In the meantime, thanks to a combination of injuries, and the Capitals’ desperate, season-long need for secondary scoring, Erat is finally playing the top-6 minutes he feels he is entitled to. With the Capitals presently sitting in ninth place in the Eastern Conference, Erat’s play over the final quarter of the season could be the difference between securing home-ice advantage in the first round, and missing the playoffs entirely. On an individual note, a strong finish could restore Erat’s damaged reputation as he enters the final year of his contract.
However, instead of capitalizing on this opportunity, Erat’s disappointing season has plodded along uninterrupted. Not counting last year’s lockout-shortened season, Erat is on pace for his lowest point total in over a decade. The five-time 50-point scorer has precisely one goal this year—an empty netter in the 59th game.
What exactly does Erat expect to come of this? Most Stanley Cup contenders aren’t looking to add whiny 32-year-olds who have lost their scoring punch; nor are rebuilding franchises. Even if George McPhee does find a willing trade partner, the best that Erat can realistically hope for is to squeak onto the third or fourth line (sounds eerily familiar, does it not?). When a player demands a trade, it’s usually in both parties’ best interest to get the trade done. Undoubtedly, George McPhee would like nothing more than to grant Erat’s wish, but Erat’s play has made it all but impossible.

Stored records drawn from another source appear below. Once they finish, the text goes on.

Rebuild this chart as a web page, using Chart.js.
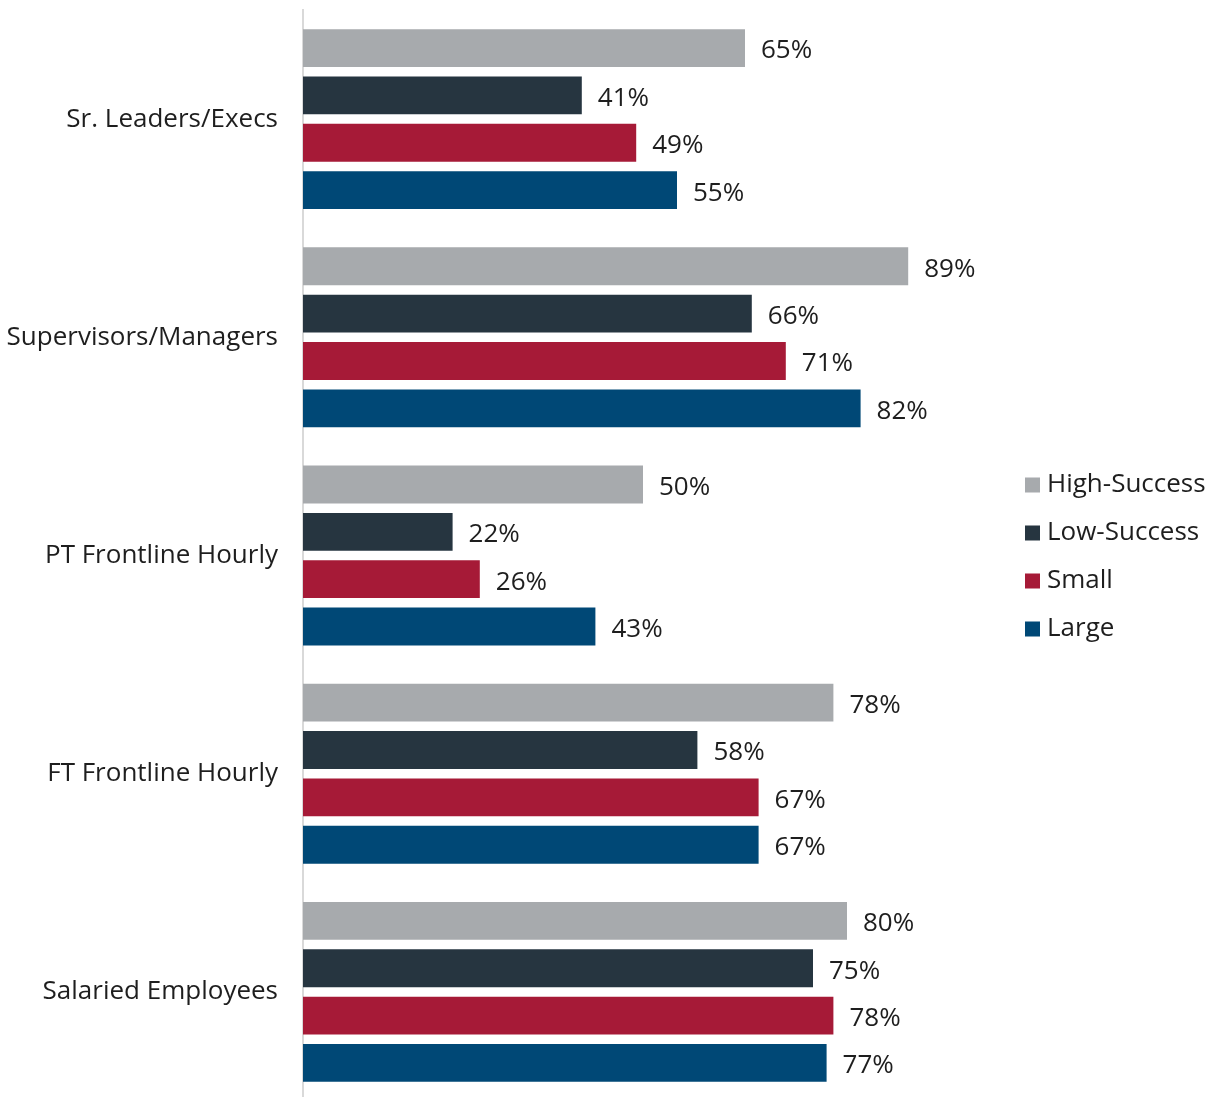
<!DOCTYPE html>
<html>
<head>
    <title>Horizontal Bar Chart</title>
    <script src="https://cdn.jsdelivr.net/npm/chart.js"></script>
    <style>
        html, body { margin: 0; padding: 0; background: #fff; overflow: hidden; }
        #wrap { width: 1217px; height: 1101px; }
    </style>
</head>
<body>
    <div id="wrap">
        <canvas id="barChart"></canvas>
    </div>

    <script>
        // Data
        const categories = ['Sr. Leaders/Execs', 'Supervisors/Managers', 'PT Frontline Hourly', 'FT Frontline Hourly', 'Salaried Employees'];
        const highSuccess = [65, 89, 50, 78, 80];
        const lowSuccess = [41, 66, 22, 58, 75];
        const small = [49, 71, 26, 67, 78];
        const large = [55, 82, 43, 67, 77];

        const FONT = '"Open Sans", "Noto Sans", sans-serif';
        const FONT_SIZE = 26;
        const TEXT = '#1e1e1e';

        // Draw "NN%" labels right of each bar
        const valueLabels = {
            id: 'valueLabels',
            afterDatasetsDraw(chart) {
                const ctx = chart.ctx;
                ctx.save();
                ctx.font = FONT_SIZE + 'px ' + FONT;
                ctx.fillStyle = TEXT;
                ctx.textAlign = 'left';
                ctx.textBaseline = 'middle';
                chart.data.datasets.forEach((ds, i) => {
                    chart.getDatasetMeta(i).data.forEach((bar, j) => {
                        ctx.fillText(ds.data[j] + '%', bar.x + 16, bar.y + 3);
                    });
                });
                ctx.restore();
            }
        };

        // Simple legend column on the right
        const sideLegend = {
            id: 'sideLegend',
            afterDraw(chart) {
                const ctx = chart.ctx;
                const area = chart.chartArea;
                const x = area.right + 42;
                const step = 48;
                const n = chart.data.datasets.length;
                const y0 = chart.height / 2 + 6 - step * (n - 1) / 2;
                ctx.save();
                ctx.font = FONT_SIZE + 'px ' + FONT;
                ctx.textAlign = 'left';
                ctx.textBaseline = 'middle';
                chart.data.datasets.forEach((ds, i) => {
                    const y = y0 + i * step;
                    ctx.fillStyle = ds.backgroundColor;
                    ctx.fillRect(x, y - 7, 15, 15);
                    ctx.fillStyle = TEXT;
                    ctx.fillText(ds.label, x + 22, y);
                });
                ctx.restore();
            }
        };

        const ctx = document.getElementById('barChart').getContext('2d');
        new Chart(ctx, {
            type: 'bar',
            data: {
                labels: categories,
                datasets: [
                    { label: 'High-Success', data: highSuccess, backgroundColor: '#A7AAAD' },
                    { label: 'Low-Success', data: lowSuccess, backgroundColor: '#263540' },
                    { label: 'Small', data: small, backgroundColor: '#A61A37' },
                    { label: 'Large', data: large, backgroundColor: '#004876' }
                ]
            },
            options: {
                indexAxis: 'y',
                responsive: true,
                maintainAspectRatio: false,
                animation: false,
                categoryPercentage: 0.868,
                barPercentage: 0.8,
                layout: { padding: { top: 10, bottom: 0, left: 0, right: 234 } },
                scales: {
                    x: {
                        display: false,
                        min: 0,
                        max: 100
                    },
                    y: {
                        grid: { display: false, drawTicks: false },
                        border: { display: true, color: '#D9D9D9', width: 2 },
                        ticks: {
                            color: TEXT,
                            padding: 25,
                            font: { family: FONT, size: FONT_SIZE }
                        },
                        afterFit(scale) {
                            scale.width = 303;
                            scale.paddingTop = 0;
                            scale.paddingBottom = 0;
                        }
                    }
                },
                plugins: {
                    tooltip: { enabled: false },
                    legend: { display: false }
                }
            },
            plugins: [valueLabels, sideLegend]
        });
    </script>
</body>
</html>
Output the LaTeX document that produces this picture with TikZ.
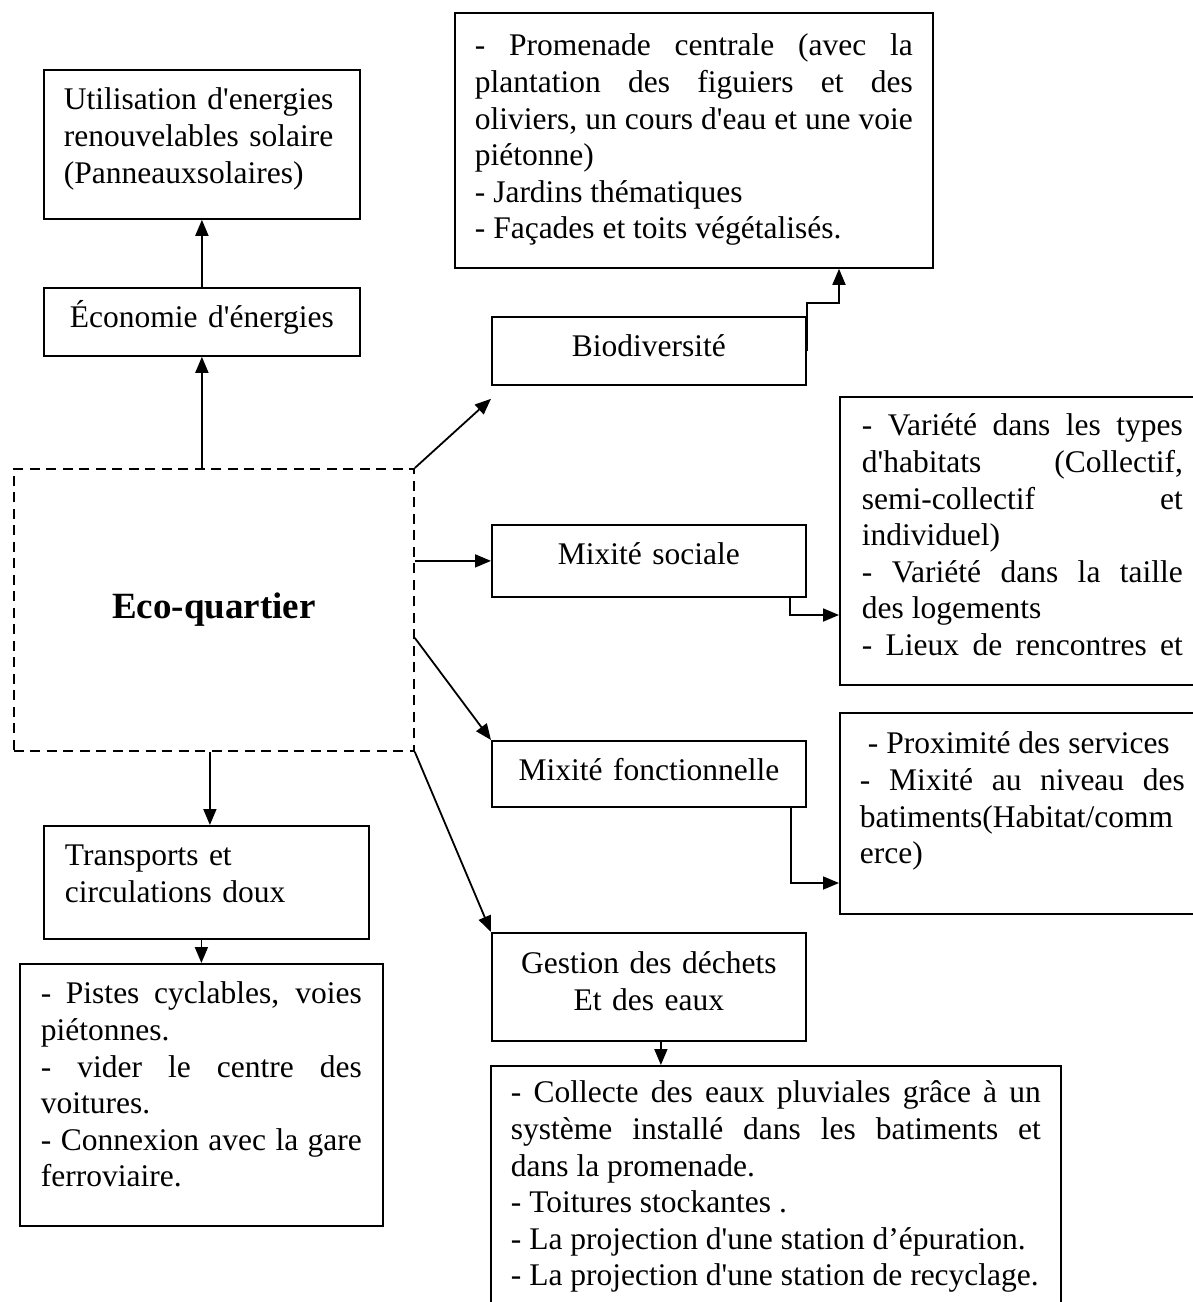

From this vantage point, Erat has two options: He could coast through the remainder of this season, get bought out by the Caps, and cling to the hope that the other 29 teams didn’t notice his decline; or he could swallow his pride, and spend the next 20 games proving to the Capitals—as well as the rest of the league—that he is still the capable top-6 forward he believes himself to be. It would be to his—and the Caps’—tremendous benefit if he chose the latter.